# Stored records
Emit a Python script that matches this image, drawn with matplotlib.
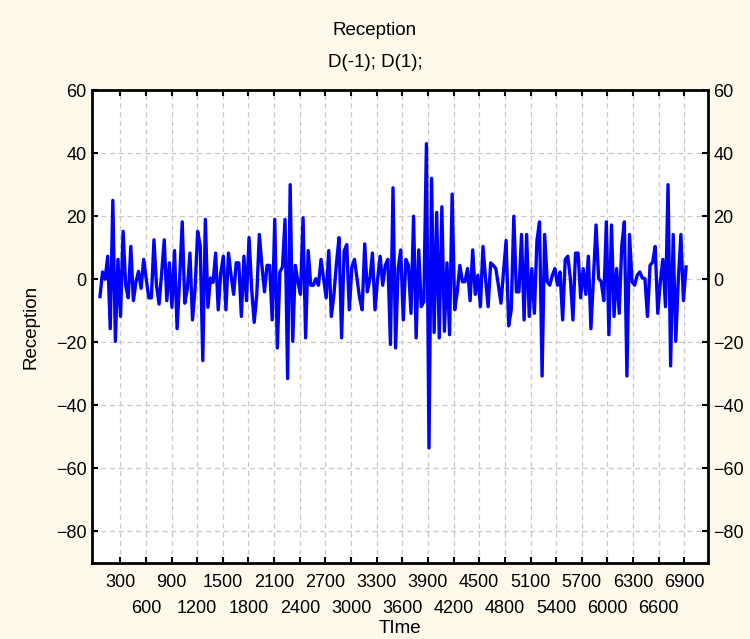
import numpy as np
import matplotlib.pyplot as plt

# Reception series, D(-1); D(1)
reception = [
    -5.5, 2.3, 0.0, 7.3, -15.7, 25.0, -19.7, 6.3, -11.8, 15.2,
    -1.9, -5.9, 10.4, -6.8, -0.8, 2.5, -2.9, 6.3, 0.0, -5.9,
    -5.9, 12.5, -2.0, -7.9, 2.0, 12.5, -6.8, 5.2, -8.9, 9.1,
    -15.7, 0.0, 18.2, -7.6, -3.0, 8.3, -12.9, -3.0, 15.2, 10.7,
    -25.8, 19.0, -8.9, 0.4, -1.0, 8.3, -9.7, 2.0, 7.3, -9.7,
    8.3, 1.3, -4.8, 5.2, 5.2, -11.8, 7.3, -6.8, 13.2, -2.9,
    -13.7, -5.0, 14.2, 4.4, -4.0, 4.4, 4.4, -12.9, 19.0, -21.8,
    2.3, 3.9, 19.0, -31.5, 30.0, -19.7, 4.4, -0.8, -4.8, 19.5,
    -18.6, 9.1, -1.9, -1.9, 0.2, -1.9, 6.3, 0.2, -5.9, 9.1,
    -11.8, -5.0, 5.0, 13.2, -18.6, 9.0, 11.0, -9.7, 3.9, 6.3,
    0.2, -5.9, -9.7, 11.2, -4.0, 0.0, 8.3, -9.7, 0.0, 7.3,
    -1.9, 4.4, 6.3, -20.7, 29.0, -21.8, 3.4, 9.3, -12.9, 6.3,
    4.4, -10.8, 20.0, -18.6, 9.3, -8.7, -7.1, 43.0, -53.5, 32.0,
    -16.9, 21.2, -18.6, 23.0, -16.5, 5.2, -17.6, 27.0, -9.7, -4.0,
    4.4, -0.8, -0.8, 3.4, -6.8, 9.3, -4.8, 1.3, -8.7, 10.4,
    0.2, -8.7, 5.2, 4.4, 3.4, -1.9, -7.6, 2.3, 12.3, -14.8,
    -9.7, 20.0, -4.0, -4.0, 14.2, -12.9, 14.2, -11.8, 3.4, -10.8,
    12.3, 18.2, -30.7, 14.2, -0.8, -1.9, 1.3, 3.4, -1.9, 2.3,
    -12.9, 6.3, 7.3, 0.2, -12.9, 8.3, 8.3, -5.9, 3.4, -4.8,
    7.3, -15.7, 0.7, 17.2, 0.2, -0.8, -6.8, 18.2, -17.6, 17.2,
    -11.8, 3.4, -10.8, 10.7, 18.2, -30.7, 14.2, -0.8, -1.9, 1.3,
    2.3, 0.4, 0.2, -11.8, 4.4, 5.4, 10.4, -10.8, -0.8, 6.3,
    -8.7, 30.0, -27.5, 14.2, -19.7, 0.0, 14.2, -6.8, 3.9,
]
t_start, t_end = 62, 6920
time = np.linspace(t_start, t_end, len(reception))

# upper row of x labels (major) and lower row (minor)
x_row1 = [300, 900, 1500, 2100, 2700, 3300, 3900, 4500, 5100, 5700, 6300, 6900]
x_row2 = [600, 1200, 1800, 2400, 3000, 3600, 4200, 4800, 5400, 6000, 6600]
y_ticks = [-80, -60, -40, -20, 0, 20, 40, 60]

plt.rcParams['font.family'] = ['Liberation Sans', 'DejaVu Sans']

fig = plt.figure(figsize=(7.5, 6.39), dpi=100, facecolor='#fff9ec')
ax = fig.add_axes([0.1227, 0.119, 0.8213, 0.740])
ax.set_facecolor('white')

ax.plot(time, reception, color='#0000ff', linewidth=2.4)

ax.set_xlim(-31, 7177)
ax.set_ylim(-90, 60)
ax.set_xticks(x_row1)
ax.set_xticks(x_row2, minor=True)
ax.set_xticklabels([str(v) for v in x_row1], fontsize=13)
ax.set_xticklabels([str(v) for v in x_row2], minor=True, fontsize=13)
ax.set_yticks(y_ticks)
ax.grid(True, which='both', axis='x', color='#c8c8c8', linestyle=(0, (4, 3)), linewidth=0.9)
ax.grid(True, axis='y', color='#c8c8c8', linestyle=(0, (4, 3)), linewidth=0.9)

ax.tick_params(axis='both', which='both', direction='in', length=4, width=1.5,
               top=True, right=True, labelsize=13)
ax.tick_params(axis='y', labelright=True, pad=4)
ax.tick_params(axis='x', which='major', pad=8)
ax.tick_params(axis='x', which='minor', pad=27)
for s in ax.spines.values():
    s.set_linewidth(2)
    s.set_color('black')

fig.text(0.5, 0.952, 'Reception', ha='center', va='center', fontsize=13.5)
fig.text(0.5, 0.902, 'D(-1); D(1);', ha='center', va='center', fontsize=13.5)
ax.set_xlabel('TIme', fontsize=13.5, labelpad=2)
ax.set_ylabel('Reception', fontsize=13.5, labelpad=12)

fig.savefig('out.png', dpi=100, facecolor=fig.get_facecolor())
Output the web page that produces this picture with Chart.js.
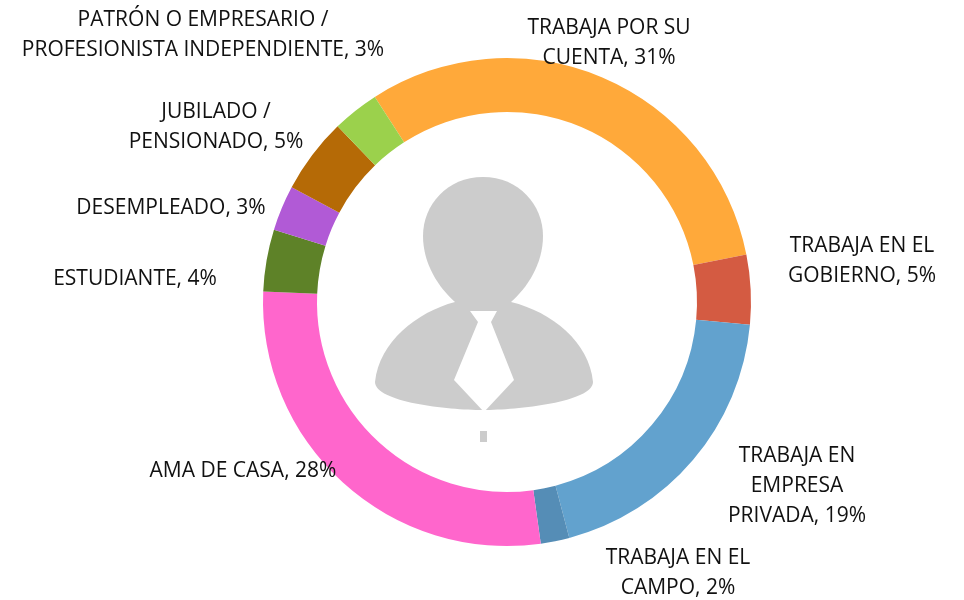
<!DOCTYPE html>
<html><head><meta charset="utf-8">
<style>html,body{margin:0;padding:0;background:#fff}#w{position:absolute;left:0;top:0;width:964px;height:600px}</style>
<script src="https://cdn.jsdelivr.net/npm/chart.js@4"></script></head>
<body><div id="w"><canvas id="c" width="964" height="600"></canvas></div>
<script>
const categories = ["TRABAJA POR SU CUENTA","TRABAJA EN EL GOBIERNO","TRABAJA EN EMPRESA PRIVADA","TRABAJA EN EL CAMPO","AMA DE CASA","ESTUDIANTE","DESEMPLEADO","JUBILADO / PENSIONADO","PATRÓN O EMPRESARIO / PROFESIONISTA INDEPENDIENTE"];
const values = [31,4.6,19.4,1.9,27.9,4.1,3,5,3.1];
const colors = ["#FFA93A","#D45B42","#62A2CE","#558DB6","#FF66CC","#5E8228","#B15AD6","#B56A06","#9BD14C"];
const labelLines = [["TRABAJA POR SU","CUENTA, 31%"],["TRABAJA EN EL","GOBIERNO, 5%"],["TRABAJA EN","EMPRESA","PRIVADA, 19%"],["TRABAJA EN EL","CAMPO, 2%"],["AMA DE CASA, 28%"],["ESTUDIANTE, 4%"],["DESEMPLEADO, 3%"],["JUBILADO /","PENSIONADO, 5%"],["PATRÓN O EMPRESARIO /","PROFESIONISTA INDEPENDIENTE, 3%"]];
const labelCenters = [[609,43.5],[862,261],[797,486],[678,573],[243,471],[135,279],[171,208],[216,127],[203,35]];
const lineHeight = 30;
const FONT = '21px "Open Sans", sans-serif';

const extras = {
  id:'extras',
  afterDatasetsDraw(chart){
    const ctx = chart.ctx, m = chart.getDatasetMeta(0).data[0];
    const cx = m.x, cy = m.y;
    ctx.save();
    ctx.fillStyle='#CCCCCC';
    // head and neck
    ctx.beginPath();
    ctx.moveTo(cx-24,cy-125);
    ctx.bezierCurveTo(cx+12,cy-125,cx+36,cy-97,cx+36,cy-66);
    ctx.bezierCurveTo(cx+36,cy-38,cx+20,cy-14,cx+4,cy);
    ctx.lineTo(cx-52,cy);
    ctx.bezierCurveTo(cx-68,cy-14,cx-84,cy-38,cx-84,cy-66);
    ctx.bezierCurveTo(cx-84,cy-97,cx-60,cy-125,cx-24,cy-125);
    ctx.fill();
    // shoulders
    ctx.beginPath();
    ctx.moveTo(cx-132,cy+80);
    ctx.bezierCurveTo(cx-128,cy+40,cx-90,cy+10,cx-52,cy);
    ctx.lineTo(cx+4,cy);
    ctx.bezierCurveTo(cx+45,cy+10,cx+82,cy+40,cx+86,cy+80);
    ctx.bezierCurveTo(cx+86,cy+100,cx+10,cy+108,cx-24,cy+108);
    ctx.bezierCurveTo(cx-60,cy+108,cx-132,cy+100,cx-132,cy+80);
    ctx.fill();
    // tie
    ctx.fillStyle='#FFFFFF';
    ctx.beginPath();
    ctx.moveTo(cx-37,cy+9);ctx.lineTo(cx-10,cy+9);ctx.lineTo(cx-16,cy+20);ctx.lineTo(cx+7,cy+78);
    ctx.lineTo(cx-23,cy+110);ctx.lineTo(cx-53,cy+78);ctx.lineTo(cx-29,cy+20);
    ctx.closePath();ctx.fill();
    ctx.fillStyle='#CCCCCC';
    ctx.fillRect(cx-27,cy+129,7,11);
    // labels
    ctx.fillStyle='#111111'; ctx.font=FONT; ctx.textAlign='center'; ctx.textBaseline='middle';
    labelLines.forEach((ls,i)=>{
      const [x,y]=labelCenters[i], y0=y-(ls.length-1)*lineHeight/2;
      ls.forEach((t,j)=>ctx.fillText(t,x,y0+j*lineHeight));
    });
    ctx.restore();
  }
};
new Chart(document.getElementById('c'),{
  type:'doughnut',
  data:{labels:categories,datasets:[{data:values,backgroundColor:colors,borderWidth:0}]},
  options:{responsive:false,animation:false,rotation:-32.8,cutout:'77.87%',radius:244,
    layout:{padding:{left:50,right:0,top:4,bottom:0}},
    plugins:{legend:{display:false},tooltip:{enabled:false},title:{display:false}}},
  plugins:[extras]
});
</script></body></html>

# Problem to work on
Only the lines from the one containing "Output the web" down to the one containing "const FONT = '21px" should be copied, exactly and with both ends kept. Drop the pictures.

# Reply to the task
Output the web page that produces this picture with Chart.js.
<!DOCTYPE html>
<html><head><meta charset="utf-8">
<style>html,body{margin:0;padding:0;background:#fff}#w{position:absolute;left:0;top:0;width:964px;height:600px}</style>
<script src="https://cdn.jsdelivr.net/npm/chart.js@4"></script></head>
<body><div id="w"><canvas id="c" width="964" height="600"></canvas></div>
<script>
const categories = ["TRABAJA POR SU CUENTA","TRABAJA EN EL GOBIERNO","TRABAJA EN EMPRESA PRIVADA","TRABAJA EN EL CAMPO","AMA DE CASA","ESTUDIANTE","DESEMPLEADO","JUBILADO / PENSIONADO","PATRÓN O EMPRESARIO / PROFESIONISTA INDEPENDIENTE"];
const values = [31,4.6,19.4,1.9,27.9,4.1,3,5,3.1];
const colors = ["#FFA93A","#D45B42","#62A2CE","#558DB6","#FF66CC","#5E8228","#B15AD6","#B56A06","#9BD14C"];
const labelLines = [["TRABAJA POR SU","CUENTA, 31%"],["TRABAJA EN EL","GOBIERNO, 5%"],["TRABAJA EN","EMPRESA","PRIVADA, 19%"],["TRABAJA EN EL","CAMPO, 2%"],["AMA DE CASA, 28%"],["ESTUDIANTE, 4%"],["DESEMPLEADO, 3%"],["JUBILADO /","PENSIONADO, 5%"],["PATRÓN O EMPRESARIO /","PROFESIONISTA INDEPENDIENTE, 3%"]];
const labelCenters = [[609,43.5],[862,261],[797,486],[678,573],[243,471],[135,279],[171,208],[216,127],[203,35]];
const lineHeight = 30;
const FONT = '21px "Open Sans", sans-serif';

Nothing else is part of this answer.